◆ Data excerpt:
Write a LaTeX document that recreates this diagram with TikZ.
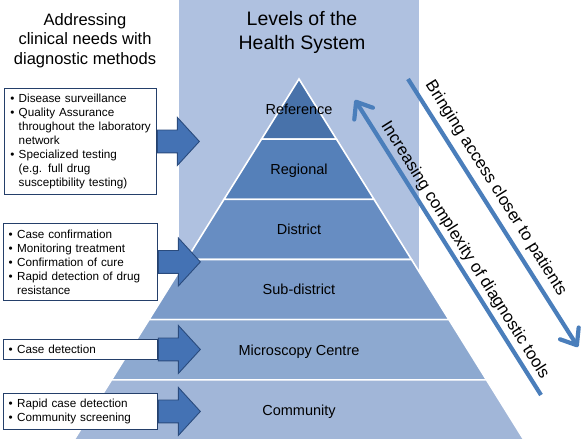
\documentclass[tikz,border=0pt]{standalone}
\usepackage{fontspec}
\setmainfont{Liberation Sans}
\usetikzlibrary{arrows.meta,shapes.arrows}
\definecolor{sysback}{HTML}{AFC1E0}
\definecolor{lvlA}{HTML}{4872AA}
\definecolor{lvlB}{HTML}{5580B9}
\definecolor{lvlC}{HTML}{678DC2}
\definecolor{lvlD}{HTML}{7B9BC9}
\definecolor{lvlE}{HTML}{8DA9D0}
\definecolor{lvlF}{HTML}{A1B6D8}
\definecolor{boxline}{HTML}{243F6A}
\definecolor{pointfill}{HTML}{4472B4}
\definecolor{pointline}{HTML}{2A4B7D}
\definecolor{trendblue}{HTML}{4A7EBB}
\newcommand{\bul}{\makebox[8.5pt][l]{\textbullet}}
\newcommand{\bulind}{\hspace*{8.5pt}}
\tikzset{
    needbox/.style={draw=boxline, fill=white, line width=0.9pt, anchor=north west,
        inner xsep=5.5pt, inner ysep=0pt, text width=143.3pt, align=left,
        font=\fontsize{11.7}{14}\selectfont},
    needarrow/.style={single arrow, draw=pointline, fill=pointfill, line width=0.9pt,
        minimum height=42pt, minimum width=47pt, single arrow head extend=12.5pt,
        single arrow tip angle=95, inner xsep=0pt, inner ysep=11pt, anchor=tail},
    levellabel/.style={font=\fontsize{14.5}{17}\selectfont, text height=10.5pt,
        text depth=3pt, inner sep=0pt},
    trend/.style={draw=trendblue, line width=4.2pt,
        -{Straight Barb[length=14pt,width=22pt,round]}},
    trendlabel/.style={font=\fontsize{16.8}{20}\selectfont, rotate=-57.7, anchor=south}
}
\begin{document}
\begin{tikzpicture}[x=1pt,y=-1pt]
    \useasboundingbox
        (0,0) rectangle (587,440);
    \fill[sysback]
        (179,0) rectangle (419,440);
    \foreach \i/\col/\lab in {0/lvlA/Reference,1/lvlB/Regional,2/lvlC/District,
        3/lvlD/Sub-district,4/lvlE/Microscopy Centre,5/lvlF/Community}{
        \filldraw[fill=\col, draw=white, line width=1.6pt]
            ({299-37.5*\i},{79+60.17*\i}) -- ({299+37.5*\i},{79+60.17*\i})
            -- ({299+37.5*(\i+1)},{79+60.17*(\i+1)}) -- ({299-37.5*(\i+1)},{79+60.17*(\i+1)}) -- cycle;
        \node[levellabel] (lvl\i) at (299,{80.5+60.17*(\i+0.5)}) {\lab};
    }
    \node[font=\fontsize{16.5}{19.5}\selectfont, align=center] (needtitle)
        at (85,40.5) {Addressing\\clinical needs with\\diagnostic methods};
    \node[font=\fontsize{19.5}{24}\selectfont, align=center] (systitle)
        at (302,32) {Levels of the\\Health System};
    \node[needbox, text width=140.7pt, minimum height=106pt] (need1) at (4.3,88)
        {\bul Disease surveillance\\ \bul Quality Assurance\\ \bulind throughout the laboratory\\
        \bulind network\\ \bul Specialized testing\\ \bulind (e.g. full drug\\
        \bulind susceptibility testing)};
    \node[needbox, minimum height=77pt] (need2) at (2.7,223)
        {\bul Case confirmation\\ \bul Monitoring treatment\\ \bul Confirmation of cure\\
        \bul Rapid detection of drug\\ \bulind resistance};
    \node[needbox, minimum height=20pt] (need3) at (2.7,339)
        {\bul Case detection};
    \node[needbox, minimum height=36pt] (need4) at (2.7,393)
        {\bul Rapid case detection\\ \bul Community screening};
    \node[needarrow] (point1) at (need1.east) {};
    \node[needarrow] (point2) at (need2.east) {};
    \node[needarrow] (point3) at (need3.east) {};
    \node[needarrow] (point4) at (need4.east) {};
    \coordinate (moreTail) at (541,395);
    \coordinate (moreTip) at (355,100);
    \coordinate (nearTail) at (408,79);
    \coordinate (nearTip) at (578,347);
    \draw[trend]
        (moreTail) -- (moreTip) node[trendlabel, pos=0.467, inner sep=2.7pt] (moretext)
        {Increasing complexity of diagnostic tools};
    \draw[trend]
        (nearTail) -- (nearTip) node[trendlabel, pos=0.438, inner sep=5.6pt] (neartext)
        {Bringing access closer to patients};
\end{tikzpicture}
\end{document}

◆ Problem to solve: Reproduce every line of the material precisely, omitting its pictures.

◆ Solved problem:
Write a LaTeX document that recreates this diagram with TikZ.
\documentclass[tikz,border=0pt]{standalone}
\usepackage{fontspec}
\setmainfont{Liberation Sans}
\usetikzlibrary{arrows.meta,shapes.arrows}
\definecolor{sysback}{HTML}{AFC1E0}
\definecolor{lvlA}{HTML}{4872AA}
\definecolor{lvlB}{HTML}{5580B9}
\definecolor{lvlC}{HTML}{678DC2}
\definecolor{lvlD}{HTML}{7B9BC9}
\definecolor{lvlE}{HTML}{8DA9D0}
\definecolor{lvlF}{HTML}{A1B6D8}
\definecolor{boxline}{HTML}{243F6A}
\definecolor{pointfill}{HTML}{4472B4}
\definecolor{pointline}{HTML}{2A4B7D}
\definecolor{trendblue}{HTML}{4A7EBB}
\newcommand{\bul}{\makebox[8.5pt][l]{\textbullet}}
\newcommand{\bulind}{\hspace*{8.5pt}}
\tikzset{
    needbox/.style={draw=boxline, fill=white, line width=0.9pt, anchor=north west,
        inner xsep=5.5pt, inner ysep=0pt, text width=143.3pt, align=left,
        font=\fontsize{11.7}{14}\selectfont},
    needarrow/.style={single arrow, draw=pointline, fill=pointfill, line width=0.9pt,
        minimum height=42pt, minimum width=47pt, single arrow head extend=12.5pt,
        single arrow tip angle=95, inner xsep=0pt, inner ysep=11pt, anchor=tail},
    levellabel/.style={font=\fontsize{14.5}{17}\selectfont, text height=10.5pt,
        text depth=3pt, inner sep=0pt},
    trend/.style={draw=trendblue, line width=4.2pt,
        -{Straight Barb[length=14pt,width=22pt,round]}},
    trendlabel/.style={font=\fontsize{16.8}{20}\selectfont, rotate=-57.7, anchor=south}
}
\begin{document}
\begin{tikzpicture}[x=1pt,y=-1pt]
    \useasboundingbox
        (0,0) rectangle (587,440);
    \fill[sysback]
        (179,0) rectangle (419,440);
    \foreach \i/\col/\lab in {0/lvlA/Reference,1/lvlB/Regional,2/lvlC/District,
        3/lvlD/Sub-district,4/lvlE/Microscopy Centre,5/lvlF/Community}{
        \filldraw[fill=\col, draw=white, line width=1.6pt]
            ({299-37.5*\i},{79+60.17*\i}) -- ({299+37.5*\i},{79+60.17*\i})
            -- ({299+37.5*(\i+1)},{79+60.17*(\i+1)}) -- ({299-37.5*(\i+1)},{79+60.17*(\i+1)}) -- cycle;
        \node[levellabel] (lvl\i) at (299,{80.5+60.17*(\i+0.5)}) {\lab};
    }
    \node[font=\fontsize{16.5}{19.5}\selectfont, align=center] (needtitle)
        at (85,40.5) {Addressing\\clinical needs with\\diagnostic methods};
    \node[font=\fontsize{19.5}{24}\selectfont, align=center] (systitle)
        at (302,32) {Levels of the\\Health System};
    \node[needbox, text width=140.7pt, minimum height=106pt] (need1) at (4.3,88)
        {\bul Disease surveillance\\ \bul Quality Assurance\\ \bulind throughout the laboratory\\
        \bulind network\\ \bul Specialized testing\\ \bulind (e.g. full drug\\
        \bulind susceptibility testing)};
    \node[needbox, minimum height=77pt] (need2) at (2.7,223)
        {\bul Case confirmation\\ \bul Monitoring treatment\\ \bul Confirmation of cure\\
        \bul Rapid detection of drug\\ \bulind resistance};
    \node[needbox, minimum height=20pt] (need3) at (2.7,339)
        {\bul Case detection};
    \node[needbox, minimum height=36pt] (need4) at (2.7,393)
        {\bul Rapid case detection\\ \bul Community screening};
    \node[needarrow] (point1) at (need1.east) {};
    \node[needarrow] (point2) at (need2.east) {};
    \node[needarrow] (point3) at (need3.east) {};
    \node[needarrow] (point4) at (need4.east) {};
    \coordinate (moreTail) at (541,395);
    \coordinate (moreTip) at (355,100);
    \coordinate (nearTail) at (408,79);
    \coordinate (nearTip) at (578,347);
    \draw[trend]
        (moreTail) -- (moreTip) node[trendlabel, pos=0.467, inner sep=2.7pt] (moretext)
        {Increasing complexity of diagnostic tools};
    \draw[trend]
        (nearTail) -- (nearTip) node[trendlabel, pos=0.438, inner sep=5.6pt] (neartext)
        {Bringing access closer to patients};
\end{tikzpicture}
\end{document}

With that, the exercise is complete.